Design Principles
To fully leverage the performance of AXRY-NGX bearings, the design of the adjacent construction is critical. The overall shaft system must be considered, including fits, connection part precision, etc., to achieve optimal results.
Key Points
- Geometric errors in adjacent construction cause bearing deformation and higher friction torque
- Asymmetric housings deform when heated, increasing bearing preload
- Assembly errors may cause friction torque increase
Press Fits
When fits are excessively tight, radial bearing preload increases, resulting in:
| Effect | Consequence |
|---|---|
| Increases | Surface pressure in the raceway, bearing friction, bearing warming, and wear |
| Decreases | Maximum speed and bearing life |
Clearance Fits
Warning
If the rotating bearing ring is not supported across the whole surface in clearance fits, the axis of rotation (bearing axis to table axis) is likely to be displaced.
Clearance tolerances can accumulate with bore clearances, potentially adding to radial runout errors.
The page advises against relying on clearance fits for temperature compensation without precise ring knowledge, as risks include vibrations, runout errors, and repeatability failures.
Minimum Wall Thickness
| Bearing Size | Min. Wall Thickness (mm) | Max.
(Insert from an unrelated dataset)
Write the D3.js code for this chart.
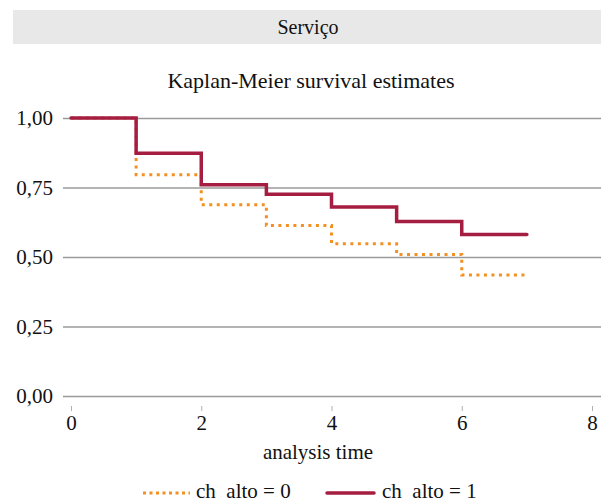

Passage (mm) |
|---|---|---|
| AXRY 180-NGX | 19 | 142 |
| AXRY 200-NGX | 22 | 156 |
| AXRY 260-NGX | 26 | 209 |
| AXRY 325-NGX | 27 | 271 |
| AXRY 395-NGX | 27 | 340 |
| AXRY 460-NGX | 30 | 400 |
| AXRY 580-NGX | 36 | 508 |
| AXRY 650-NGX | 45 | 560 |
Shaft Side Requirements
Shaft Shoulder Design
- Shaft shoulder should provide sufficient support area
- Shaft shoulder height should be sufficient to withstand axial loads
- Good perpendicularity between shaft shoulder and bearing inner ring face
Shaft Journal Precision
| Item | Recommended Precision |
|---|---|
| Roundness | IT5 or better |
| Cylindricity | IT5 or better |
| Surface roughness Ra | ≤ 0.8 µm |
| Shoulder perpendicularity | ≤ 3 µm / 100 mm |
Housing Side Requirements
Housing Bore Precision
| Item | Recommended Precision |
|---|---|
| Roundness | IT5 or better |
| Cylindricity | IT5 or better |
| Surface roughness Ra | ≤ 1.6 µm |
| Face perpendicularity | ≤ 3 µm / 100 mm |
Housing Design Points
- Symmetric design - Avoid thermal deformation from asymmetric structures
- Sufficient wall thickness - Ensure housing rigidity
- Lubrication channels - Reserve relubrication channel positions
- Locating pin holes - Correspond with bearing locating holes
Mounting Surface Requirements
Bolt Hole Layout
- Bolt holes should be evenly distributed around the bearing outer diameter
- Bolt specifications should meet bearing fastening requirements
- High-strength bolts (Grade 8.8 or higher) recommended
Mounting Surface Flatness
| Bearing Size | Mounting Surface Flatness [µm] |
|---|---|
| 180 - 260 | ≤ 5 |
| 325 - 460 | ≤ 7 |
| 580 - 650 | ≤ 10 |
Thermal Design Considerations
Thermal Management Recommendations
- Minimize contact surface between motor stator and rotary table housing to reduce heat flow
- If possible, do not connect stator cooling jacket to rotary table housing
- Preferably connect torque motor rotor flange to rotary table plate rather than bearing, to keep heat flow through bearing as low as possible
- Maximize distance between motor and bearing to reduce heat transfer from rotor to bearing
- Make rotary table plate bearing centering sufficiently rigid for high system rigidity
Recommended Assembly Sequence
- Clean - Thoroughly clean all mating surfaces
- Inspect - Verify shaft and housing dimensional accuracy
- Position - Align bearing locating hole with housing locating pin
- Install - Place bearing in housing
- Preload - Preload bolts evenly in diagonal sequence
- Final Tightening - Final tightening to specified torque
- Verify - Measure friction torque to confirm correct installation
Assembly Tip
It is recommended to rotate the bearing and measure friction torque during assembly. This can detect serious errors in adjacent construction geometry, bolt connections, or additional components.